Ben is Back is a 2018 film starring Hollywood icon Julia Roberts and emerging character actor, Lucas Hedges. The film depicts one 24 hour period in which Hedges’s Ben, a recovering drug addict, returns from rehab to join his family, headed by his mother (Roberts) for Christmas.

The film is dark and claustrophobic. If you are looking for a bit of sunny escapism from our current predicament, this isn’t it. But if you are up for it, Ben is Back is remarkably moving, despair inducing and pulls no punches in highlighting the cruel human ramifications of America’s well-covered opioid epidemic.

The film’s narrative direction kicks off when Ben and his mother visit the local shopping mall and run into the doctor that first prescribed Ben a highly addictive opioid based pain-killer following a snowboarding accident. Roberts quietly scolds the doctor, now riddled with dementia, as her son watches on. Her anger is palpable, her grief at what that doctor’s relatively routine decision has cost both herself and her son is etched across Robert’s familiar face.
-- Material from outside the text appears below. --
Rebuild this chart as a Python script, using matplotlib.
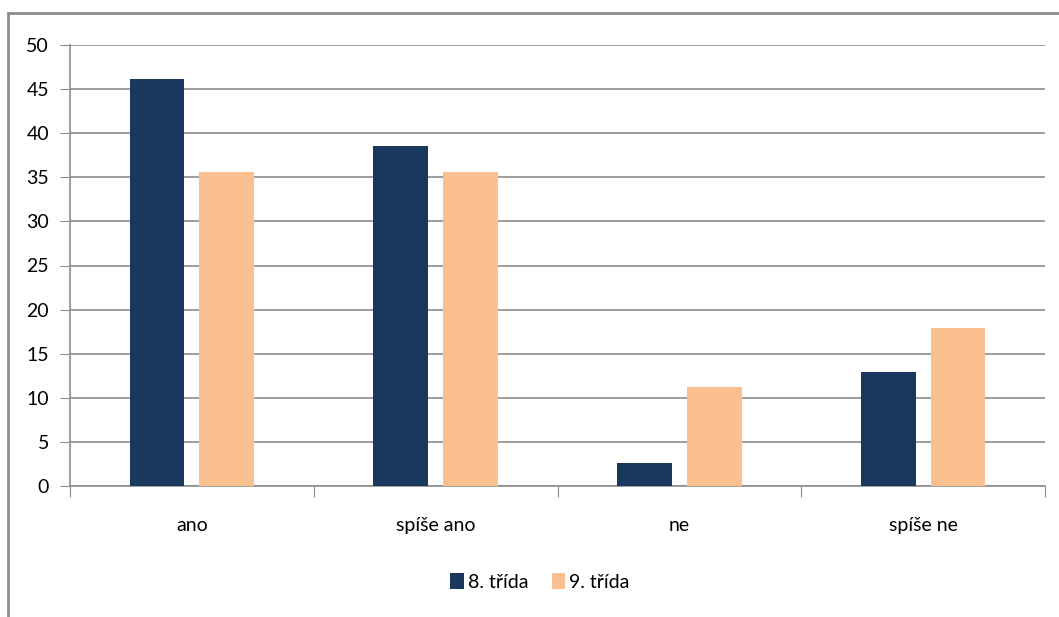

The film eventually settles into what can only be described as a horrifying search for a valuable item one of Ben’s former drug associates has stolen from the family home as a ransom to force him to do their bidding (in this case drug running). Roberts insists on accompanying her son, gaining an unfiltered view in to the horrors of drug addiction.

She vomits when realising Ben had been trading sexual favours with one of his teachers for access to drugs. She is horrified at the state of one of Ben’s childhood friends who has also fallen into addiction. Violence lurks at every turn and the sense that not just addiction, but the economic and social ecosystem that supports and surrounds it, is inescapable is rendered chillingly.

The film also effectively portrays the way in which Ben’s addiction impacts upon the other members of his family; his sister doesn’t want to give him another chance having been scorned too many times, his step-father worries, ultimately appropriately, what unsavoury characters his return will bring into the house to endanger the rest of the family. These tensions come to head in Roberts' character, a burden of performance Roberts shoulders exceptionally well, but one under which her character at times, understandably, falters.

Ultimately, if the film has a message through all that darkness, it’s that you can never give up on those you love.